Euthanasia groups are backing amendments to the Coroners and Justice Bill which will allow assisted suicide in some circumstances.
But opponents say the proposed changes are ill thought out, open to abuse, and leave disabled and terminally ill people feeling like their lives are not worth living.
Writing on the Guardian website the chairwoman of the all-party disability group, Baroness Campbell of Surbiton, said: “Today I and hundreds of other disabled and terminally ill people want you to know, we do not want assisted dying to be legalised for ‘people like us’.”
She pointed out that: “Not one organisation of or for disabled and terminally ill people has campaigned for the changes proposed.”
She added: “They appear not to have noticed that the days of others knowing what is best for disabled and terminally ill people are past.
“We are now empowered and we know what we need to play a full part in society. We want help to live – not help to die.”
At the weekend Lord McColl, a former Professor of Surgery at Guy’s Hospital in London, rubbished the ‘safeguards’ contained in the assisted suicide amendments.
He said: “We are hearing the usual incantations about ‘safeguards’. In fact, when you look closely at what is being proposed, the safeguards are near to non-existent.”
He added: “In truth, far from offering ‘safeguards’, this amendment would introduce new hazards.
“It would just fast-track assisted suicides. The only people for whom it would make life easier are the relatives.”
He continued: “It is hardly surprising therefore that most doctors don’t want anything to do with this sort of thing.

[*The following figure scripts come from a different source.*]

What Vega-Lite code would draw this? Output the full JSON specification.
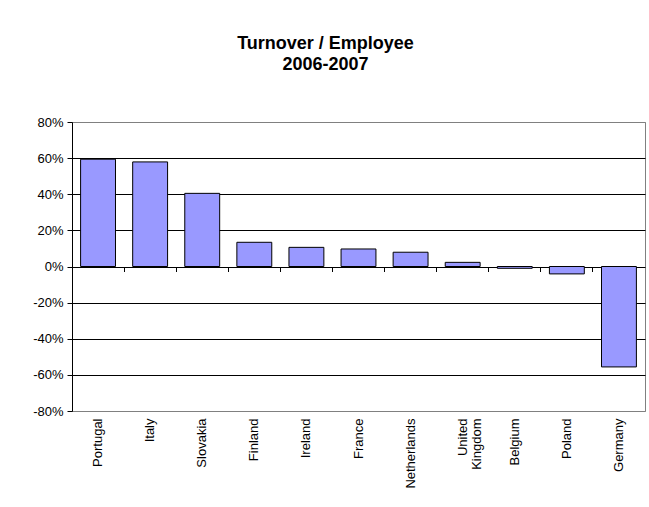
{
  "$schema": "https://vega.github.io/schema/vega-lite/v6.json",
  "width": 573,
  "height": 289,
  "autosize": {"type": "none"},
  "padding": {"left": 72, "top": 122, "right": 4, "bottom": 96},
  "background": "white",
  "title": {
    "text": ["Turnover / Employee", "2006-2007"],
    "font": "Liberation Sans",
    "fontSize": 18,
    "fontWeight": "bold",
    "color": "black",
    "lineHeight": 21,
    "anchor": "middle",
    "dx": -33,
    "offset": 42
  },
  "config": {
    "view": {"stroke": "#808080", "strokeWidth": 1},
    "axis": {"labelFont": "Liberation Sans", "labelColor": "black", "labelFontSize": 13}
  },
  "data": {
    "values": [
      {"country": "Portugal", "value": 0.594},
      {"country": "Italy", "value": 0.579},
      {"country": "Slovakia", "value": 0.405},
      {"country": "Finland", "value": 0.134},
      {"country": "Ireland", "value": 0.106},
      {"country": "France", "value": 0.097},
      {"country": "Netherlands", "value": 0.079},
      {"country": "United Kingdom", "value": 0.023},
      {"country": "Belgium", "value": -0.01},
      {"country": "Poland", "value": -0.041},
      {"country": "Germany", "value": -0.556}
    ]
  },
  "layer": [
    {
      "mark": {"type": "bar", "fill": "#9999FF", "stroke": "black", "strokeWidth": 1},
      "encoding": {
        "x": {
          "field": "country",
          "type": "nominal",
          "sort": null,
          "scale": {"paddingInner": 0.33, "paddingOuter": 0.165},
          "axis": {
            "orient": "bottom",
            "title": null,
            "labelAngle": -90,
            "labelPadding": 7,
            "labelLineHeight": 14,
            "ticks": false,
            "domain": false,
            "labelExpr": "datum.label == 'United Kingdom' ? ['United', 'Kingdom'] : datum.label"
          }
        },
        "y": {
          "field": "value",
          "type": "quantitative",
          "scale": {"domain": [-0.8, 0.8], "nice": false},
          "axis": {
            "title": null,
            "format": ".0%",
            "labelExpr": "replace(datum.label, '−', '-')",
            "labelOverlap": false,
            "values": [-0.8, -0.6, -0.4, -0.2, 0, 0.2, 0.4, 0.6, 0.8],
            "grid": true,
            "gridColor": {"condition": {"test": "abs(datum.value) > 0.79", "value": "#808080"}, "value": "black"},
            "gridWidth": 1,
            "gridOpacity": 1,
            "domainColor": "black",
            "tickColor": "black",
            "tickSize": 5,
            "labelPadding": 4
          }
        }
      }
    },
    {
      "mark": {"type": "tick", "opacity": 0},
      "encoding": {
        "x": {
          "field": "country",
          "type": "nominal",
          "sort": null,
          "scale": {"paddingInner": 0.33, "paddingOuter": 0.165},
          "axis": {
            "orient": "top",
            "offset": -149.5,
            "title": null,
            "labels": false,
            "domain": false,
            "ticks": true,
            "tickColor": "black",
            "tickOpacity": 1,
            "tickWidth": 1,
            "tickSize": 5,
            "bandPosition": -0.246
          }
        }
      }
    }
  ],
  "resolve": {"axis": {"x": "independent"}}
}
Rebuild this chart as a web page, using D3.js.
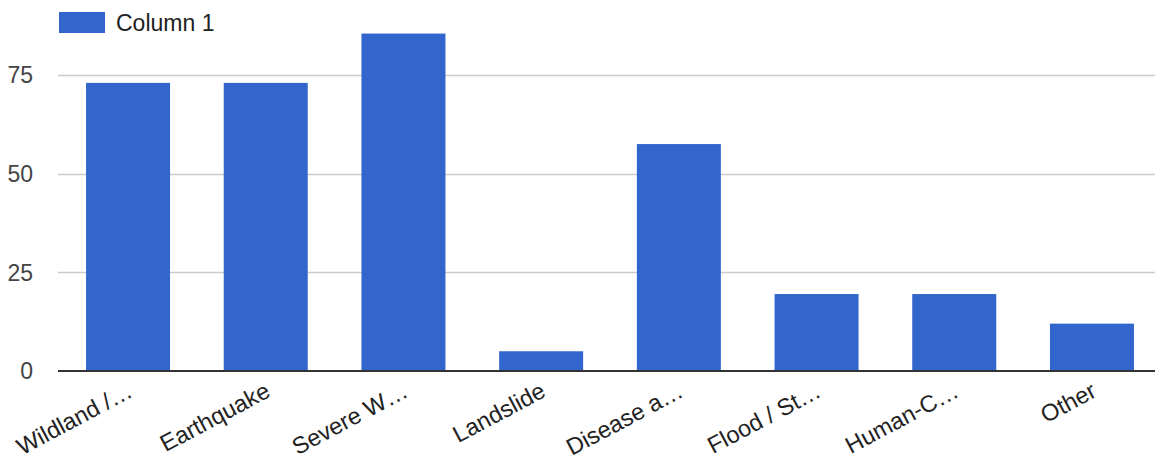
<!DOCTYPE html>
<html><head><meta charset="utf-8">
<script src="https://cdn.jsdelivr.net/npm/d3@7"></script>
<style>body{margin:0;background:#fff}svg{display:block;font-family:Arial,"Liberation Sans",sans-serif}</style>
</head><body><svg id="c" width="1155" height="460"></svg>
<script>
const categories = ["Wildland /…","Earthquake","Severe W…","Landslide","Disease a…","Flood / St…","Human-C…","Other"];
const values = [73, 73, 85.5, 5, 57.5, 19.5, 19.5, 12];
const yTicks = [0, 25, 50, 75];
const seriesName = "Column 1";

const svg = d3.select("#c");
const W = 1155;
const left = 58, bottom = 371;
const y = d3.scaleLinear().domain([0, 75]).range([bottom, 75]);
const x = d3.scaleBand().domain(categories).range([59.2, 1160.8]).paddingInner(0.39).paddingOuter(0.195);

// gridlines
svg.append("g").selectAll("line").data(yTicks.filter(d => d !== 0)).join("line")
  .attr("x1", left).attr("x2", W).attr("y1", d => Math.round(y(d)) + 0.5).attr("y2", d => Math.round(y(d)) + 0.5)
  .attr("stroke", "#cccccc").attr("stroke-width", 1.5);

// y labels
svg.append("g").selectAll("text").data(yTicks).join("text")
  .attr("x", 33).attr("y", d => y(d)).attr("dy", "0.36em")
  .attr("text-anchor", "end").attr("font-size", 23).attr("fill", "#444")
  .text(d => d);

// bars
svg.append("g").selectAll("rect").data(values).join("rect")
  .attr("x", (d, i) => x(categories[i])).attr("width", x.bandwidth())
  .attr("y", d => y(d)).attr("height", d => y(0) - y(d))
  .attr("fill", "#3366cc");

// baseline
svg.append("line").attr("x1", left).attr("x2", W).attr("y1", y(0)).attr("y2", y(0))
  .attr("stroke", "#333").attr("stroke-width", 2);

// x labels
svg.append("g").selectAll("text").data(categories).join("text")
  .attr("transform", d => `translate(${x(d) + x.bandwidth() / 2 - 2},${381}) rotate(-28)`)
  .attr("text-anchor", "end").attr("dy", "0.72em").attr("font-size", 23.5).attr("fill", "#222")
  .text(d => d);

// legend
const lg = svg.append("g");
lg.append("rect").attr("x", 59).attr("y", 12).attr("width", 46).attr("height", 21).attr("fill", "#3366cc");
lg.append("text").attr("x", 116).attr("y", 31).attr("font-size", 23).attr("fill", "#222").text(seriesName);
</script></body></html>
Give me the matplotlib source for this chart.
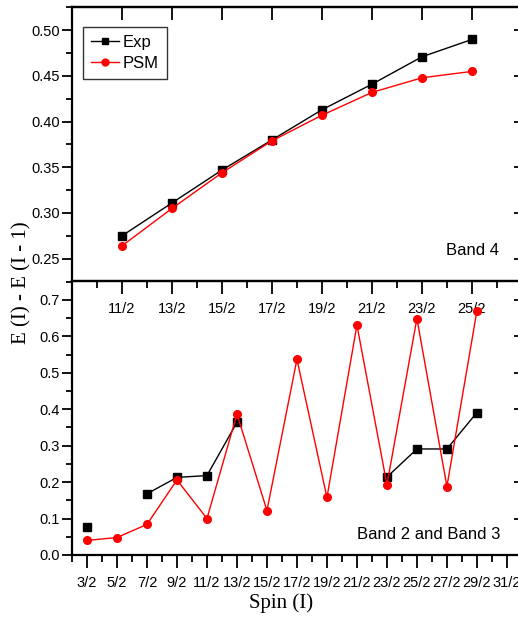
import numpy as np
import matplotlib
matplotlib.use('Agg')
import matplotlib.pyplot as plt
from matplotlib.ticker import MultipleLocator, FixedLocator, FormatStrFormatter

# Band 4 (top panel)
spin_b4 = [5.5, 6.5, 7.5, 8.5, 9.5, 10.5, 11.5, 12.5]
spin_b4_labels = ['11/2', '13/2', '15/2', '17/2', '19/2', '21/2', '23/2', '25/2']
exp_b4 = [0.275, 0.311, 0.347, 0.380, 0.413, 0.441, 0.471, 0.490]
psm_b4 = [0.264, 0.305, 0.344, 0.379, 0.407, 0.432, 0.448, 0.455]

# Band 2 and Band 3 (bottom panel)
spin_b23 = [1.5, 2.5, 3.5, 4.5, 5.5, 6.5, 7.5, 8.5, 9.5, 10.5, 11.5, 12.5, 13.5, 14.5]
exp_b23 = [0.078, np.nan, 0.168, 0.213, 0.218, 0.364, np.nan, np.nan, np.nan, np.nan,
           0.214, 0.291, 0.291, 0.391]
psm_b23 = [0.040, 0.048, 0.084, 0.206, 0.100, 0.387, 0.122, 0.537, 0.158, 0.631,
           0.193, 0.649, 0.188, 0.670]
bottom_ticks = [1.5, 2.5, 3.5, 4.5, 5.5, 6.5, 7.5, 8.5, 9.5, 10.5, 11.5, 12.5, 13.5, 14.5, 15.5]
bottom_labels = ['3/2', '5/2', '7/2', '9/2', '11/2', '13/2', '15/2', '17/2', '19/2',
                 '21/2', '23/2', '25/2', '27/2', '29/2', '31/2']

plt.rcParams['font.family'] = ['Liberation Sans', 'DejaVu Sans']
plt.rcParams['axes.linewidth'] = 1.6

W, H = 518, 621
fig = plt.figure(figsize=(W / 100, H / 100), dpi=100)

left = 72 / W
right = 521 / W
y_div = 1 - 281 / H
ax1 = fig.add_axes([left, y_div, right - left, (1 - 7 / H) - y_div])
ax2 = fig.add_axes([left, 1 - 555 / H, right - left, y_div - (1 - 555 / H)])
ax2.patch.set_visible(False)  # keep top panel's tick labels visible

# top panel
ax1.plot(spin_b4, exp_b4, color='black', marker='s', ms=5.5, lw=1.0, label='Exp')
ax1.plot(spin_b4, psm_b4, color='red', marker='o', ms=5.5, lw=1.0, label='PSM')
ax1.set_xlim(4.5, 13.48)
ax1.set_ylim(0.2255, 0.5255)
ax1.xaxis.set_major_locator(FixedLocator(spin_b4))
ax1.set_xticklabels(spin_b4_labels)
ax1.xaxis.set_minor_locator(MultipleLocator(0.5))
ax1.yaxis.set_major_locator(MultipleLocator(0.05))
ax1.yaxis.set_minor_locator(MultipleLocator(0.025))
ax1.yaxis.set_major_formatter(FormatStrFormatter('%.2f'))
ax1.tick_params(axis='both', which='major', direction='out', length=7, width=1.3,
                labelsize=10.5, pad=2)
ax1.tick_params(axis='both', which='minor', direction='out', length=4, width=1.3)
ax1.tick_params(axis='x', which='major', length=9, pad=6)
ax1.tick_params(axis='x', which='minor', length=5)
# inward major ticks on top / right
ax1t = ax1.secondary_xaxis('top')
ax1t.set_xticks(spin_b4)
ax1t.tick_params(direction='in', length=9, width=1.3, labeltop=False)
ax1r = ax1.secondary_yaxis('right')
ax1r.set_yticks([0.25, 0.30, 0.35, 0.40, 0.45, 0.50])
ax1r.tick_params(direction='in', length=5, width=1.3, labelright=False)
ax1.legend(loc='upper left', bbox_to_anchor=(0.0245, 0.927), fontsize=12, frameon=True,
           fancybox=False, edgecolor='black', handlelength=1.7, borderpad=0.45,
           handletextpad=0.25, labelspacing=0.4, borderaxespad=0, markerscale=0.9)
ax1.get_legend().get_frame().set_linewidth(1.0)
ax1.text(0.952, 0.11, 'Band 4', transform=ax1.transAxes, ha='right', va='center', fontsize=12)

# bottom panel
ax2.plot(spin_b23, exp_b23, color='black', marker='s', ms=5.5, lw=1.0)
ax2.plot(spin_b23, psm_b23, color='red', marker='o', ms=5.5, lw=1.0)
ax2.set_xlim(1.0, 15.97)
ax2.set_ylim(0.0, 0.752)
ax2.xaxis.set_major_locator(FixedLocator(bottom_ticks))
ax2.set_xticklabels(bottom_labels)
ax2.xaxis.set_minor_locator(MultipleLocator(0.5))
ax2.yaxis.set_major_locator(MultipleLocator(0.1))
ax2.yaxis.set_minor_locator(MultipleLocator(0.05))
ax2.yaxis.set_major_formatter(FormatStrFormatter('%.1f'))
ax2.tick_params(axis='both', which='major', direction='out', length=7, width=1.3,
                labelsize=10.5, pad=2)
ax2.tick_params(axis='both', which='minor', direction='out', length=4, width=1.3)
ax2.tick_params(axis='x', which='major', length=9, pad=6)
ax2.tick_params(axis='x', which='minor', length=5)
ax2r = ax2.secondary_yaxis('right')
ax2r.set_yticks([0.1, 0.2, 0.3, 0.4, 0.5, 0.6, 0.7])
ax2r.tick_params(direction='in', length=5, width=1.3, labelright=False)
ax2.text(0.955, 0.075, 'Band 2 and Band 3', transform=ax2.transAxes, ha='right',
         va='center', fontsize=12)

fig.text(22 / W, 1 - 283 / H, 'E (I) - E (I - 1)', rotation=90, ha='center', va='center',
         fontsize=15, family='Liberation Serif')
fig.text(281 / W, 1 - 603 / H, 'Spin (I)', ha='center', va='center', fontsize=15,
         family='Liberation Serif')

fig.savefig('out.png', dpi=100)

They are only too aware of the vulnerability of their seriously ill patients and of the need for them to be given more, not less, protection by the law.”
Sarah Wootton, chief executive of pro-euthanasia group Dignity in Dying, wants to see the assisted suicide amendments succeed.
She said she hopes the House of Lords has “the courage to do what is desperately needed and change the law to end the unnecessary threat of prosecution while safeguarding against abuse.”
But Dr Peter Saunders of the Care Not Killing alliance said the current law should be kept unchanged. “It has a stern face to deter abuse and a kind heart to allow compassion in hard cases,” he said.